Data Flywheel
A self-reinforcing cycle where AI usage generates data that improves the model, which attracts more usage and more data.
Definition
A data flywheel is a virtuous cycle in AI systems where product usage generates valuable data, that data improves the underlying model, the improved model delivers a better experience, and the better experience attracts more users who generate more data. Each revolution of the cycle compounds the advantage.
This concept explains why dominant AI products tend to accelerate away from competitors. The more people use a recommendation engine, search tool, or content generator, the better it becomes, creating a compounding moat that is difficult for newcomers to replicate.
Why It Matters
Understanding data flywheels helps businesses recognize where sustainable competitive advantages come from in AI-powered markets. Companies that establish flywheels early can build insurmountable leads over time.

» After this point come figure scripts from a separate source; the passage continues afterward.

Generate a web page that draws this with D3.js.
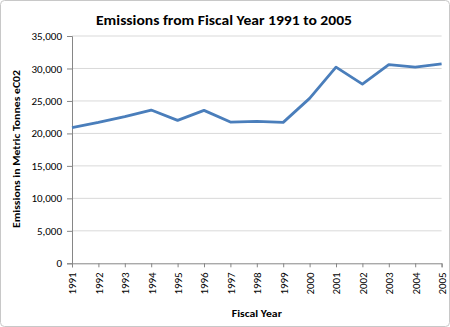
<!DOCTYPE html>
<html><head><meta charset="utf-8">
<script src="https://cdn.jsdelivr.net/npm/d3@7"></script>
<style>body{margin:0;background:#fff}svg{display:block}</style>
</head><body>
<svg id="c" width="450" height="327"></svg>
<script>
const years = ["1991","1992","1993","1994","1995","1996","1997","1998","1999","2000","2001","2002","2003","2004","2005"];
const emissions = [20900,21700,22600,23600,22000,23550,21750,21850,21700,25400,30200,27600,30600,30200,30700];
const yTicks = [0,5000,10000,15000,20000,25000,30000,35000];
const title = "Emissions from Fiscal Year 1991 to 2005";
const xTitle = "Fiscal Year";
const yTitle = "Emissions in Metric Tonnes eC02";

const svg = d3.select("#c");
const font = "Calibri, Carlito, 'Open Sans', 'Liberation Sans', sans-serif";
const L = 72, R = 441.6, T = 36, B = 263.3;

svg.append("rect").attr("x",0.5).attr("y",0.5).attr("width",449).attr("height",326)
  .attr("rx",4).attr("fill","#fff").attr("stroke","#c8c8c8");

const x = d3.scalePoint().domain(years).range([L,R]);
const y = d3.scaleLinear().domain([0,35000]).range([B,T]);

// gridlines
svg.append("g").selectAll("line").data(yTicks.filter(d=>d>0)).join("line")
  .attr("x1",L).attr("x2",R).attr("y1",d=>y(d)).attr("y2",d=>y(d))
  .attr("stroke","#d9d9d9").attr("stroke-width",1);

// y axis
const ya = svg.append("g").attr("transform",`translate(${L},0)`)
  .call(d3.axisLeft(y).tickValues(yTicks).tickFormat(d3.format(",")).tickSize(5).tickPadding(5));
ya.select(".domain").attr("stroke","#868686");
ya.selectAll(".tick line").attr("stroke","#868686");
ya.selectAll("text").attr("font-family",font).attr("font-size","11px").attr("fill","#000");

// x axis
const xa = svg.append("g").attr("transform",`translate(0,${B})`)
  .call(d3.axisBottom(x).tickSize(4).tickPadding(0));
xa.select(".domain").attr("stroke","#868686");
xa.selectAll(".tick line").attr("stroke","#868686");
xa.selectAll("text").attr("font-family",font).attr("font-size","11px").attr("fill","#000")
  .attr("transform","rotate(-90)").attr("text-anchor","end").attr("dy","0.35em").attr("x",-9).attr("y",0);

// line
svg.append("path").datum(emissions)
  .attr("d", d3.line().x((d,i)=>x(years[i])).y(d=>y(d)))
  .attr("fill","none").attr("stroke","#4a7ebb").attr("stroke-width",2.8).attr("stroke-linejoin","round");

// titles
svg.append("text").attr("x",224).attr("y",25).attr("text-anchor","middle")
  .attr("font-family",font).attr("font-weight","bold").attr("font-size","14.5px")
  .attr("textLength",256).attr("lengthAdjust","spacingAndGlyphs").text(title);
svg.append("text").attr("x",(L+R)/2).attr("y",317).attr("text-anchor","middle")
  .attr("font-family",font).attr("font-weight","bold").attr("font-size","10.5px")
  .attr("textLength",50).attr("lengthAdjust","spacingAndGlyphs").text(xTitle);
svg.append("text").attr("transform","translate(19.5,149) rotate(-90)").attr("text-anchor","middle")
  .attr("font-family",font).attr("font-weight","bold").attr("font-size","10.5px")
  .attr("textLength",158).attr("lengthAdjust","spacingAndGlyphs").text(yTitle);
</script>
</body></html>
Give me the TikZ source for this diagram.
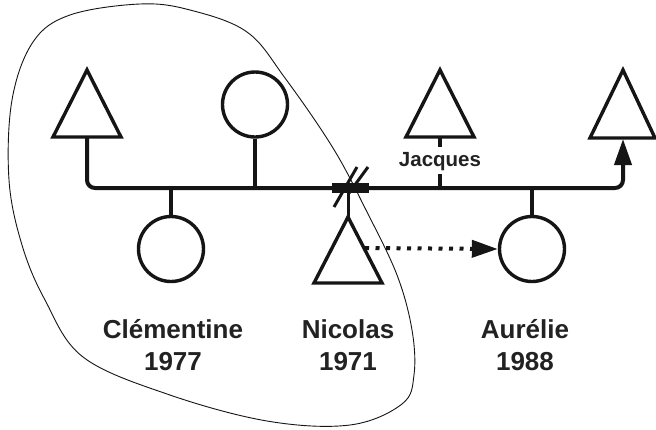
\documentclass[tikz,border=0pt]{standalone}
\usepackage{fontspec}
\setmainfont{Liberation Sans}
\usetikzlibrary{arrows.meta}
\definecolor{ink}{HTML}{151515}
\definecolor{txt}{HTML}{222222}
\begin{document}
\begin{tikzpicture}[x=1pt,y=-1pt,
  shp/.style={draw=ink, line width=3.4pt, line join=miter},
  circ/.style={shp, circle, minimum size=65pt, inner sep=0pt},
  conn/.style={draw=ink, line width=4pt},
  big/.style={font=\bfseries\fontsize{26}{32}\selectfont, text=txt, anchor=base, inner sep=0pt},
  small/.style={font=\bfseries\fontsize{20.5}{24}\selectfont, text=txt, anchor=base, inner sep=0pt},
  tip/.style={-{Triangle[length=26pt,width=17pt]}}]
\useasboundingbox (0,0) rectangle (656,429);
\fill[white] (0,0) rectangle (656,429);

% triangles (apex, base left, base right) and attachment coordinates
\draw[shp] (87,70) -- (121,137) -- (53,137) -- cycle;
\coordinate (t1b) at (87,137);
\draw[shp] (440,70) -- (474,137) -- (406,137) -- cycle;
\coordinate (t2b) at (440,137);
\draw[shp] (348,217) -- (382,283) -- (314,283) -- cycle;
\coordinate (t3a) at (348,217);
\coordinate (t3r) at (365,248);
\draw[shp] (623,70) -- (655,138) -- (590,138) -- cycle;
\coordinate (t4b) at (623,139);

% circles
\node[circ] (c1) at (255,104.5) {};
\node[circ] (c2) at (171,249) {};
\node[circ] (c3) at (532,249) {};

% main line
\coordinate (lineL) at (87,188);
\coordinate (lineR) at (623,188);
\draw[conn, rounded corners=8pt, tip] (t1b) |- (lineR) -- (t4b);
\draw[conn] (c1.south) -- (c1.south |- lineL);
\draw[conn] (c2.north) -- (c2.north |- lineL);
\draw[conn] (c3.north) -- (c3.north |- lineL);
\draw[conn, line width=3pt] (t3a) -- (t3a |- lineL);

% separation mark
\node[fill=ink, minimum width=37pt, minimum height=9.5pt, inner sep=0pt] (sep) at (350.5,188) {};
\draw[ink, line width=3pt] (334,207) -- (357,167);
\draw[ink, line width=3pt] (349,193) -- (368,167);

% Jacques: line interrupted by the label
\node[small] (jl) at (440,166) {Jacques};
\coordinate (jgapT) at (440,147);
\coordinate (jgapB) at (440,174);
\draw[conn, line width=3.4pt] (t2b) -- (jgapT);
\draw[conn, line width=3.4pt] (jgapB) -- (jgapB |- lineL);

% dotted arrow
\draw[conn, dash pattern=on 4pt off 6.5pt, tip] (t3r) -- (c3.west);

% labels
\node[big] (n1) at (173,338) {Clémentine};
\node[big] (n1y) at (173,370) {1977};
\node[big] (n2) at (348,338) {Nicolas};
\node[big] (n2y) at (348,370) {1971};
\node[big] (n3) at (525,338) {Aurélie};
\node[big] (n3y) at (525,370) {1988};

% enclosing outline
\draw[ink, line width=0.9pt] plot[smooth cycle, tension=0.6] coordinates {
 (140,4) (190,10) (247,32) (285,78) (333,148) (366,210) (397,275) (412,330)
 (414,375) (402,404) (350,425) (267,421) (167,394) (83,357) (45,300) (22,245)
 (9,180) (12,100) (33,42) (70,15)};
\end{tikzpicture}
\end{document}
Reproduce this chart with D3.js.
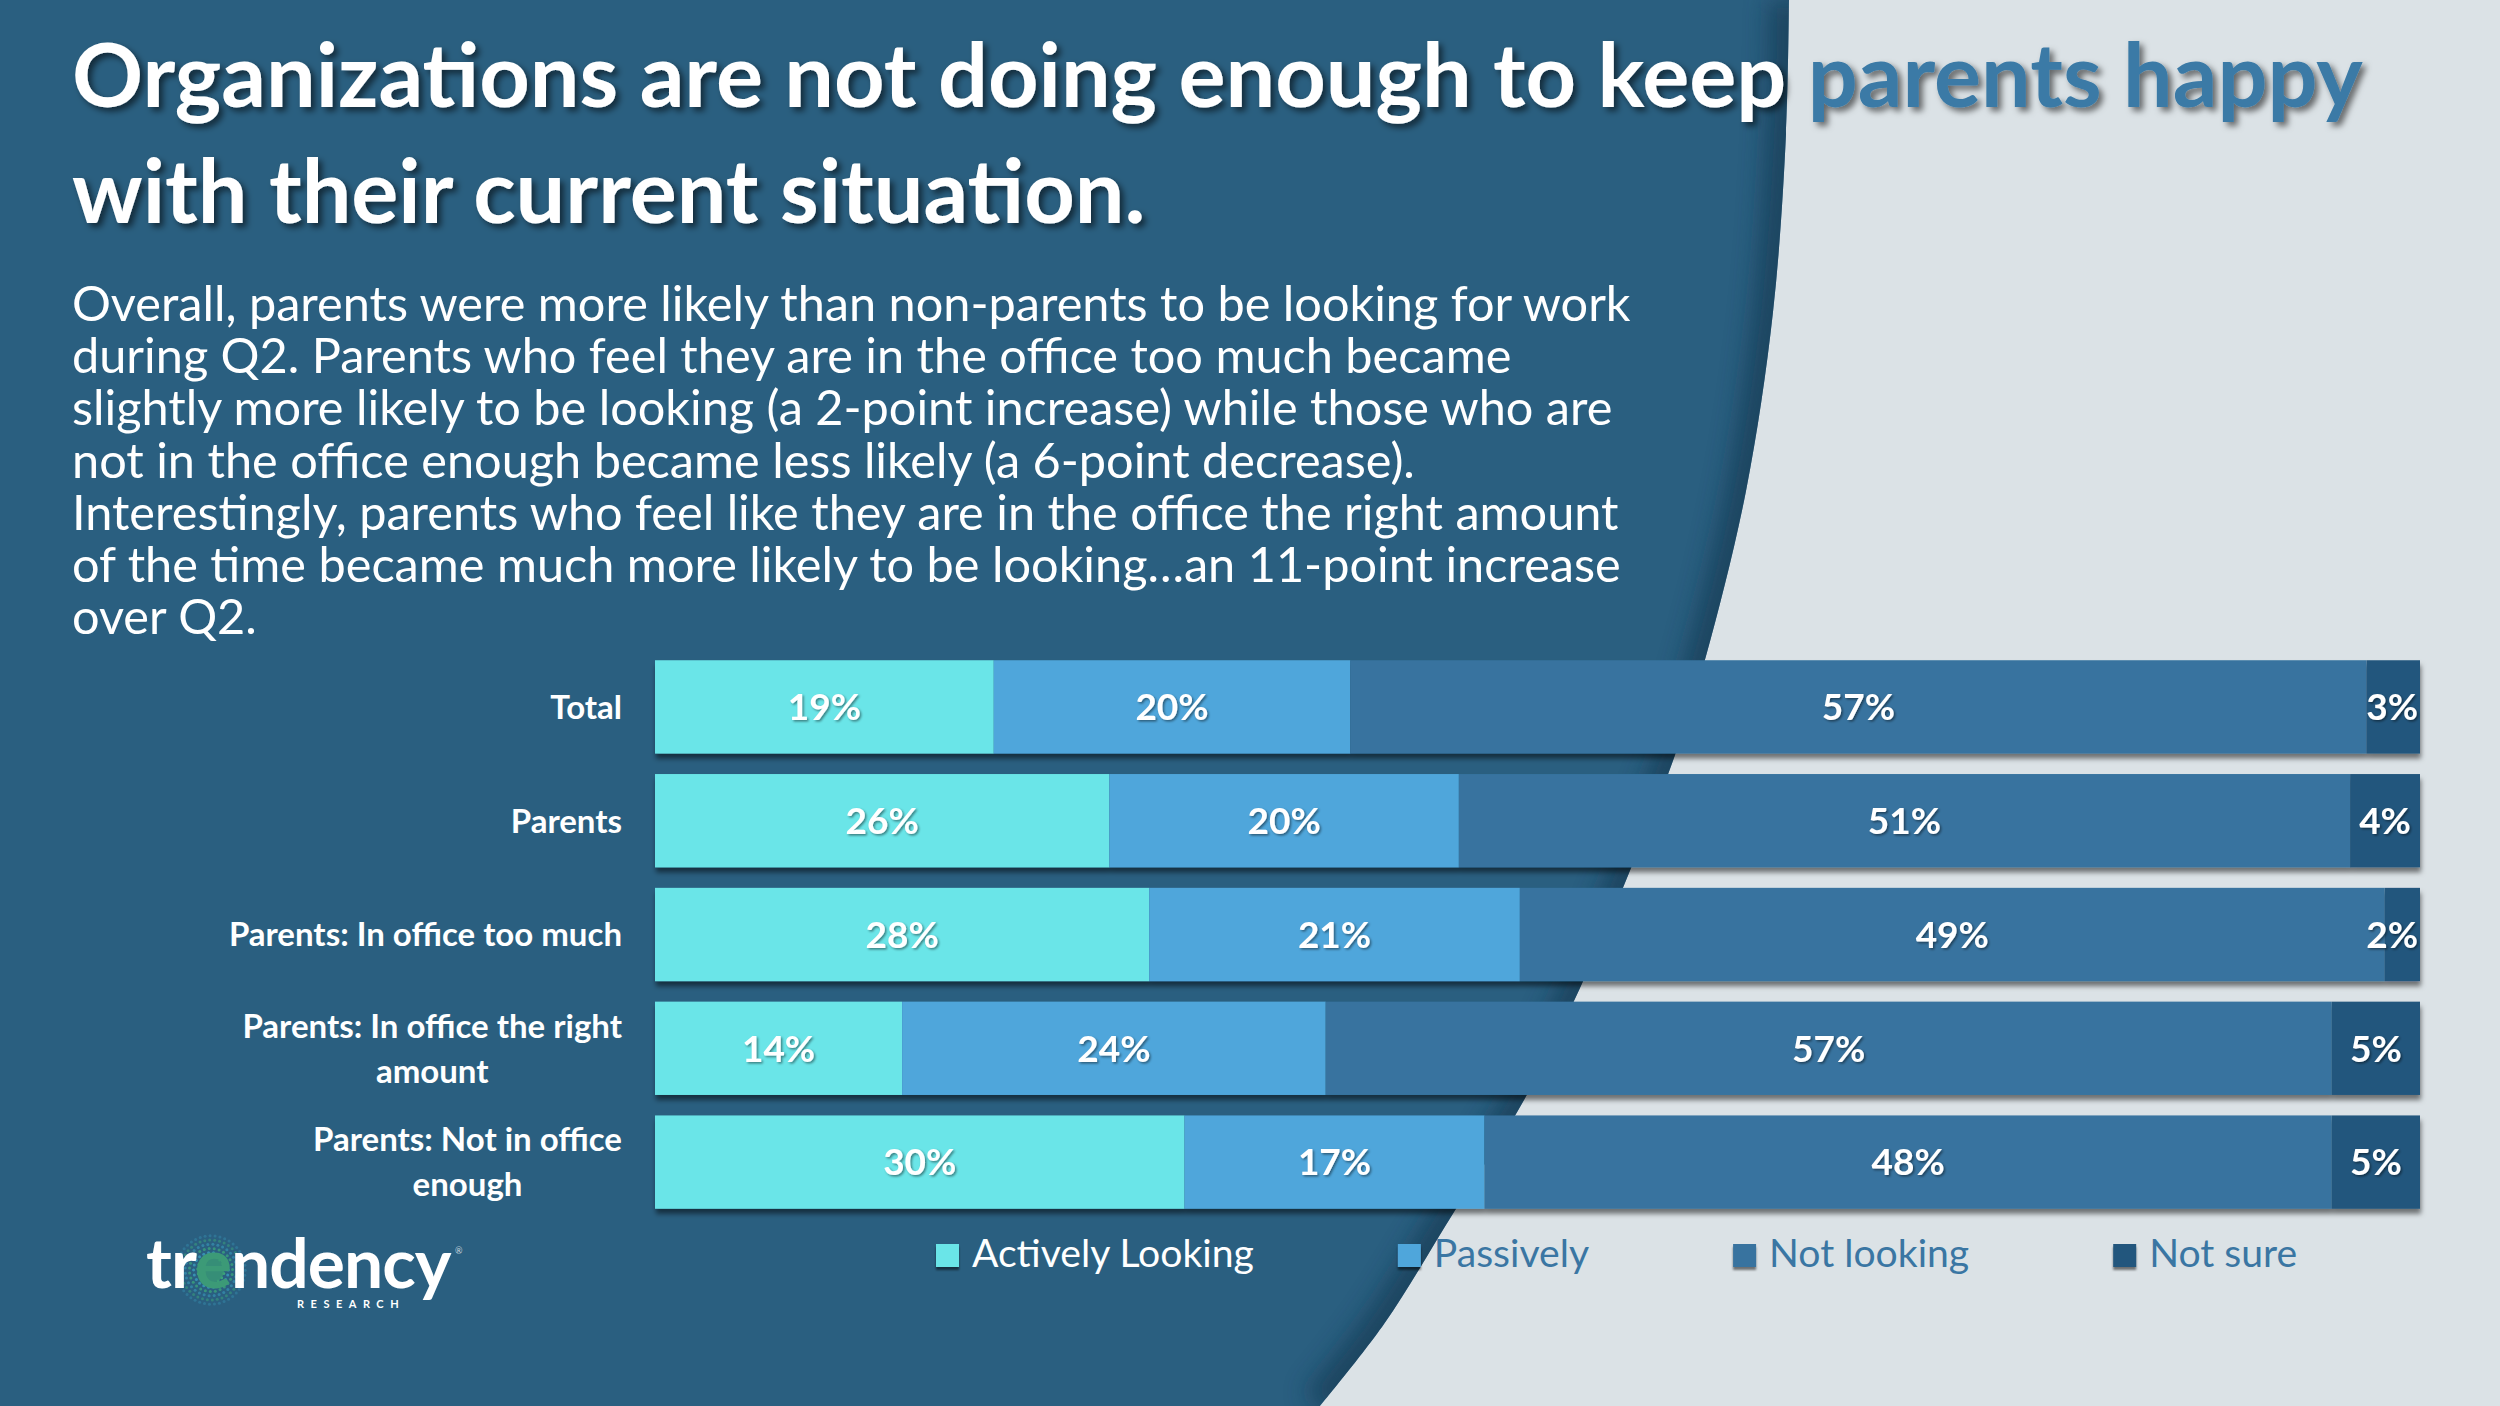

For marketers, the implication is clear: AI tools that learn from your campaigns, content performance, and audience behavior get more valuable the longer you use them. Switching costs increase naturally, making early adoption of the right platform a strategic decision.
Examples in Practice
Spotify's Discover Weekly playlist is a classic data flywheel. Users listen, the algorithm learns preferences, recommendations improve, users listen more, generating even richer data about taste patterns.
A content marketing platform tracks which AI-generated headlines get the highest click-through rates. That performance data retrains the headline generator, producing better suggestions that drive more clicks and more data.